Adaptation to the container world
As any experienced systems engineer would say, no cloud is all unicorns and rainbows, doesn’t matter who runs it. It’s a flexible way to provision resources at great speeds. But this flexibility goes both ways: Those resources can break and go away as fast as they are provisioned. It’s just the nature of the clouds for applications to:
- be killed for some reason
- get locked-up
- lose the host machine
- lose network connectivity
- have IO stalls
- slow down
or encounter any other transient and unexpected errors. And the applications need to be aware of those possibilities and they should handle failures gracefully whenever they can.
For example, when a storage hiccup happens where it’s not possible to write to the drive for some time, one of the classic things to do is to let the writer application (i.e. video recorder) to wait for it while accumulating the incoming data in memory.
Needless to say, this is easier said than done. To say the least, we had to experiment with some arcane garbage collectors to make that happen, even after designing and developing the necessary parts. And that was just one of the things to adapt.
Cluster-wide fault tolerance
And not all the faults can be handled. If the node has some hardware problem or the network goes down, it doesn’t matter how you designed your application because it stops working. In order to handle these types of problems, the entire system should be split into failure domains. Simply put, those are the assumptions we make for the things that will fail independently.
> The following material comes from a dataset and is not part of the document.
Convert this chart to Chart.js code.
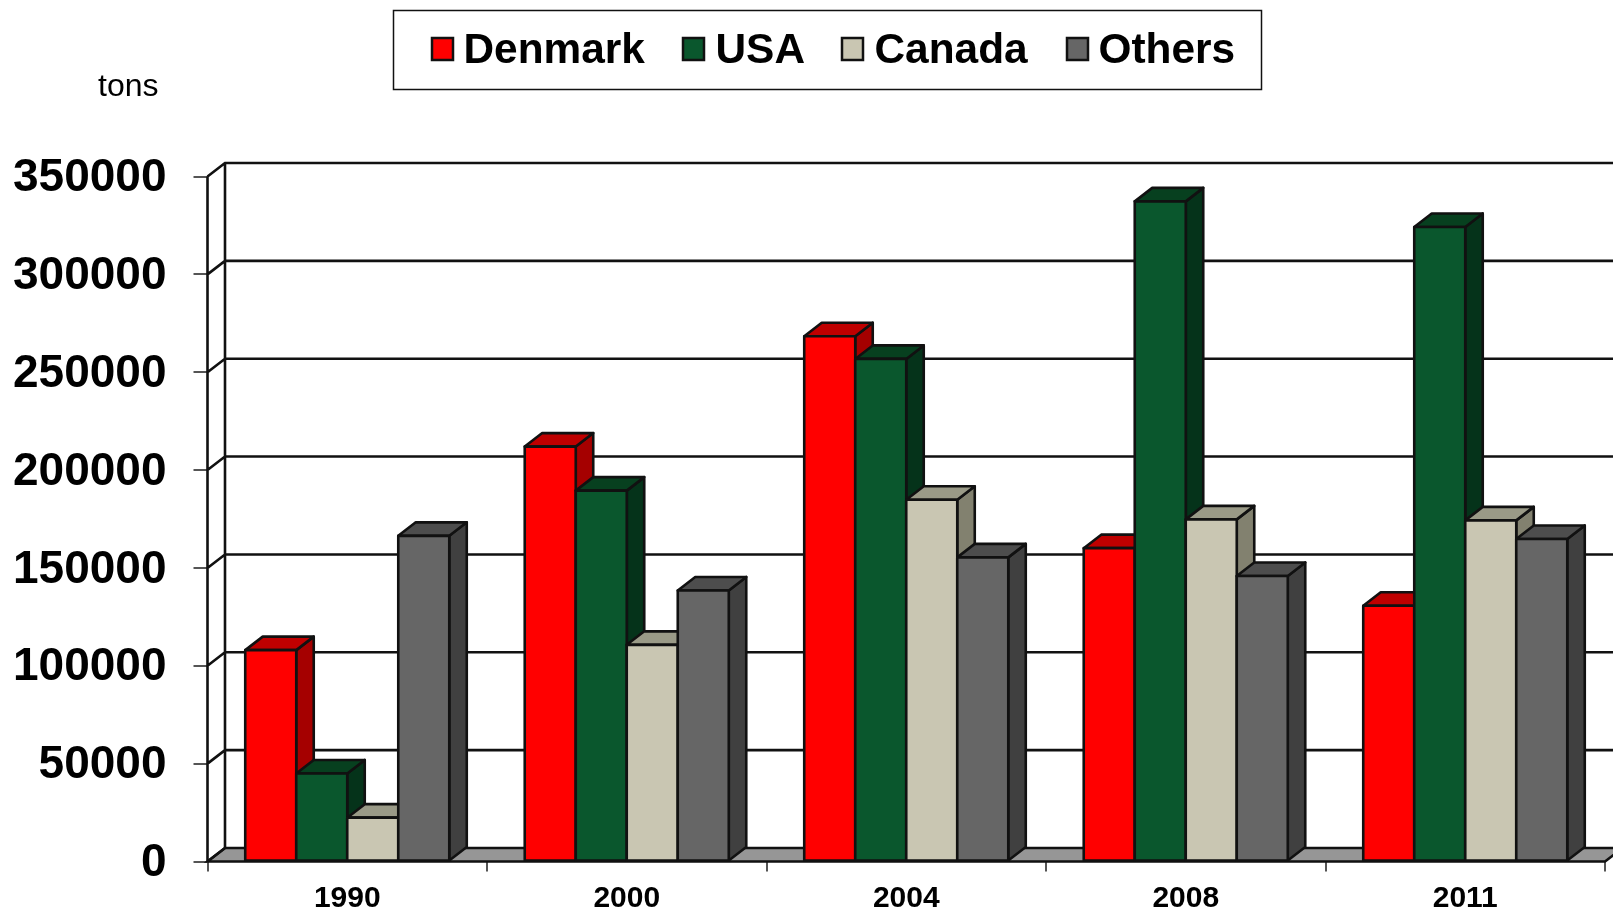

For example if we assume that two nodes cannot fail at the same time, that means each node is a failure domain. Next is to run the same application on two different failure domains, i.e. nodes, so even if one fails the other can continue to work. Easy, right?
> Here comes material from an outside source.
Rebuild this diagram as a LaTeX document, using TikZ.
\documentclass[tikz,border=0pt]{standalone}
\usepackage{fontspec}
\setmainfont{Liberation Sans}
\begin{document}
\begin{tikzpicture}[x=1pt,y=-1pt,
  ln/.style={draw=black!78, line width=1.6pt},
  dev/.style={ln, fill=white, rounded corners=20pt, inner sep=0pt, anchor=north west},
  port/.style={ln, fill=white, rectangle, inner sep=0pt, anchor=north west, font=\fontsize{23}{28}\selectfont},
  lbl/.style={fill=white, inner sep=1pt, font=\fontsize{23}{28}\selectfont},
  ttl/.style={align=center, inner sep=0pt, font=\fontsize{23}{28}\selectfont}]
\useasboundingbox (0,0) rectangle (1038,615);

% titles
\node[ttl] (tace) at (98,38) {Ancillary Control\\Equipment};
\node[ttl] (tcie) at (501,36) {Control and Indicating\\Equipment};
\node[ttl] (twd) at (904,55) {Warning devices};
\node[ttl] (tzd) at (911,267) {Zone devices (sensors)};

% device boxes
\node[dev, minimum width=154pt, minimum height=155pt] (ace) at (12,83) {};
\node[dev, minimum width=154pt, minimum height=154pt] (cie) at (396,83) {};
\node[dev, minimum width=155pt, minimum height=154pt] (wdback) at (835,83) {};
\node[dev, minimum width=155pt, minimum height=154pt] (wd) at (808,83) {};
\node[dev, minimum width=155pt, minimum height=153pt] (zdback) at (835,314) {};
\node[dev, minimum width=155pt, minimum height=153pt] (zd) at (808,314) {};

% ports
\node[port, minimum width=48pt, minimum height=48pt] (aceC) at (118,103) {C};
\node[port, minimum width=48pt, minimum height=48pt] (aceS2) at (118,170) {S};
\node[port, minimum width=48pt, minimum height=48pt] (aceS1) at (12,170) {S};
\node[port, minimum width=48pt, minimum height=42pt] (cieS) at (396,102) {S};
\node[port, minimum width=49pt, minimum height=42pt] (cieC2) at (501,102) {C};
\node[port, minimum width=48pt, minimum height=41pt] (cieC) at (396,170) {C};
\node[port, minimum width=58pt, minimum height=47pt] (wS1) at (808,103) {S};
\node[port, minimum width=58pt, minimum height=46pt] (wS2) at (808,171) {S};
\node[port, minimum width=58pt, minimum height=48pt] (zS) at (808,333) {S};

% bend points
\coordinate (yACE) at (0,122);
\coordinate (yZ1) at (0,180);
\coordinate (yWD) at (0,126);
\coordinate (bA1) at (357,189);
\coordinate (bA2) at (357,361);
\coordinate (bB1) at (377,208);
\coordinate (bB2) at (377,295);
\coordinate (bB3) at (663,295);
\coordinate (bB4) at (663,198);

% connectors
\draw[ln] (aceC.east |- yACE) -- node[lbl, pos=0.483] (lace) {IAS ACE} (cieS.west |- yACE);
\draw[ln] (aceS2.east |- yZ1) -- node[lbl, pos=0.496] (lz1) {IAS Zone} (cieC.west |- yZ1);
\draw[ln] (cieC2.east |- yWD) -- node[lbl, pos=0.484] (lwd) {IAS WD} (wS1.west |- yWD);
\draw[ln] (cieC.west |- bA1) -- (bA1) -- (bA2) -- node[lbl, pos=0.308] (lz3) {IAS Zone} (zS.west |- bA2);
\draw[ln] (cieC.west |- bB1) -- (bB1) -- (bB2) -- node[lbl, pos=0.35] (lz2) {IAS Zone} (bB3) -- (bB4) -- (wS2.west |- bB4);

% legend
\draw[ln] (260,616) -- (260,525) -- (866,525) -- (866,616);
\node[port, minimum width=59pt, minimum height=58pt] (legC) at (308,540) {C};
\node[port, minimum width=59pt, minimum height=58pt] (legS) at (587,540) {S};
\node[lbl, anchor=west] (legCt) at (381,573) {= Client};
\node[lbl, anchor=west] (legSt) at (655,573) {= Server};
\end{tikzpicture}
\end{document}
For some applications that’s exactly the case. For a video stream recording application though, it is a bit more involved, considering we need very high data throughput for each stream as well as huge amounts of capacity to store them. Adding new instances of the same application and hoping everything will load balance is not a real option.
So what we did was to develop a stripped down version of the application, called a replica NVR which
- records the same streams as the original counterpart
- runs in a different failure domain
- stores the contents on a local drive
- supplies the missing periods back to the original NVR when necessary
Since local drives don’t have much capacity and are not fault-tolerant to begin with, this replica only has the last few hours of streams in which the original NVR is able to restart and get them back into long-term storage. That way, the last requirement of “not missing any data” is solved in a realistic and a more cost-efficient way.
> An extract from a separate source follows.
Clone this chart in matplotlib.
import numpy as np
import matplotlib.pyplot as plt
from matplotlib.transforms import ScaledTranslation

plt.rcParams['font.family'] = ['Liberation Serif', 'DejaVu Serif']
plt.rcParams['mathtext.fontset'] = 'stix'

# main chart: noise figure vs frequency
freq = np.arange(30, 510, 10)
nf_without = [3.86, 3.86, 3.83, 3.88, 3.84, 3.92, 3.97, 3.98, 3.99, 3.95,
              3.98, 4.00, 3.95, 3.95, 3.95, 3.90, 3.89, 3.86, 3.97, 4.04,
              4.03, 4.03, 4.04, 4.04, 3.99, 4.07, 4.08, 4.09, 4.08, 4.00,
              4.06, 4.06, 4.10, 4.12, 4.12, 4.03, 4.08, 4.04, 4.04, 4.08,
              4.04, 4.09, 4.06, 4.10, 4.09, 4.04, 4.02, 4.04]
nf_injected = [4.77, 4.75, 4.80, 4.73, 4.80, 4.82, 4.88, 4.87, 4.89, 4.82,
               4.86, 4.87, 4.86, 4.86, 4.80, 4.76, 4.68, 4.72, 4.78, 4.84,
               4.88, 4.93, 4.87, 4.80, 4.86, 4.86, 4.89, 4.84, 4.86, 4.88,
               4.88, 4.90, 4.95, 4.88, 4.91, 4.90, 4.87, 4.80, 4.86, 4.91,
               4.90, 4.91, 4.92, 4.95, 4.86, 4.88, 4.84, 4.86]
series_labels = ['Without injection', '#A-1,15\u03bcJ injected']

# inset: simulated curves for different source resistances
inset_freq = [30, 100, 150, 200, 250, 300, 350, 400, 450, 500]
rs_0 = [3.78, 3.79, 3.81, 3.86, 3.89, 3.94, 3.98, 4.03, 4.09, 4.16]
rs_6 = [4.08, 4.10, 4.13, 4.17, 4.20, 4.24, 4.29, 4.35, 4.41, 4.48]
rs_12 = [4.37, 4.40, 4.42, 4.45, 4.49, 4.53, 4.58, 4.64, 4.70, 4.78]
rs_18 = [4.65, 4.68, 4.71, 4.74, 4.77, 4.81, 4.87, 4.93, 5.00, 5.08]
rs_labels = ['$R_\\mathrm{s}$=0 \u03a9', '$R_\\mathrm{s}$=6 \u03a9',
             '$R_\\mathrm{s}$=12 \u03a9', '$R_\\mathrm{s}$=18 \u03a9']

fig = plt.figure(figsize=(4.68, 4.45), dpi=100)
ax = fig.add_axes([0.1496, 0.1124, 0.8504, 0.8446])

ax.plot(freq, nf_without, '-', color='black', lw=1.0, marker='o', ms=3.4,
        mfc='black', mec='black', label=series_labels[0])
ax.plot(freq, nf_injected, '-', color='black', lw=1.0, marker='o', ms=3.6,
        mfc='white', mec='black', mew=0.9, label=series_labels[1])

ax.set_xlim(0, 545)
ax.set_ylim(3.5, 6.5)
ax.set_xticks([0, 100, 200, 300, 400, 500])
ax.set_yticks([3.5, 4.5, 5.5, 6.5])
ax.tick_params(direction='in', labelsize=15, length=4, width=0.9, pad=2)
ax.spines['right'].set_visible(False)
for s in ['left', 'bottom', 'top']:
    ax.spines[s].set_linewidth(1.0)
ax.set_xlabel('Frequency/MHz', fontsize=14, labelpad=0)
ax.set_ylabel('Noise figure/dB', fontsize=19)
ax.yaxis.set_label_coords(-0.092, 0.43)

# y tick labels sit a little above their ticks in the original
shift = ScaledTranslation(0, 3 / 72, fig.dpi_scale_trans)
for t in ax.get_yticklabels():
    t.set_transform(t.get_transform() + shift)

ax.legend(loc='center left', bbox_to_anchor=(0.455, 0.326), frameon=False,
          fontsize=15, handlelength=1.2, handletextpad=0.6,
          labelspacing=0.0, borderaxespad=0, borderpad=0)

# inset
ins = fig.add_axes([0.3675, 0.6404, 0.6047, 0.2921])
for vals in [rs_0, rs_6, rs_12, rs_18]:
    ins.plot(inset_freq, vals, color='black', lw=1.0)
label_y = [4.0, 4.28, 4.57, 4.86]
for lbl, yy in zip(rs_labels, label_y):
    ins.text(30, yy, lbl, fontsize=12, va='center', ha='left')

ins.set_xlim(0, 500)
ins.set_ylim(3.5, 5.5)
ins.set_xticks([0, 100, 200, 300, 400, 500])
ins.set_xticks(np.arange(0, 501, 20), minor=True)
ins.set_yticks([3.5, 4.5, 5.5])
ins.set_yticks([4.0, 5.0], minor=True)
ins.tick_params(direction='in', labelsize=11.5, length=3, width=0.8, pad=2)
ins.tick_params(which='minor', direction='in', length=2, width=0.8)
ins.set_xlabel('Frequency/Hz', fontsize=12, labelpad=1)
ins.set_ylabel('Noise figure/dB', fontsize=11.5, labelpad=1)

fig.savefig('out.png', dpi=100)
We now have a solution which we can:
- run any number of virtual NVRs, from a few to thousands
- using any amount of capacity required, totalling more than hundreds of petabytes
- automatically assign as many encoders as there are installed
- increase or decrease the number of nodes or all other resources whenever necessary
- be sure that we won’t miss a second of content, even after a number of outages
In effect, this is one of the largest and most cost-effective network video recording solutions to have ever been deployed. And thanks to all technologies involved, it’s now just a matter of deciding the number of cameras.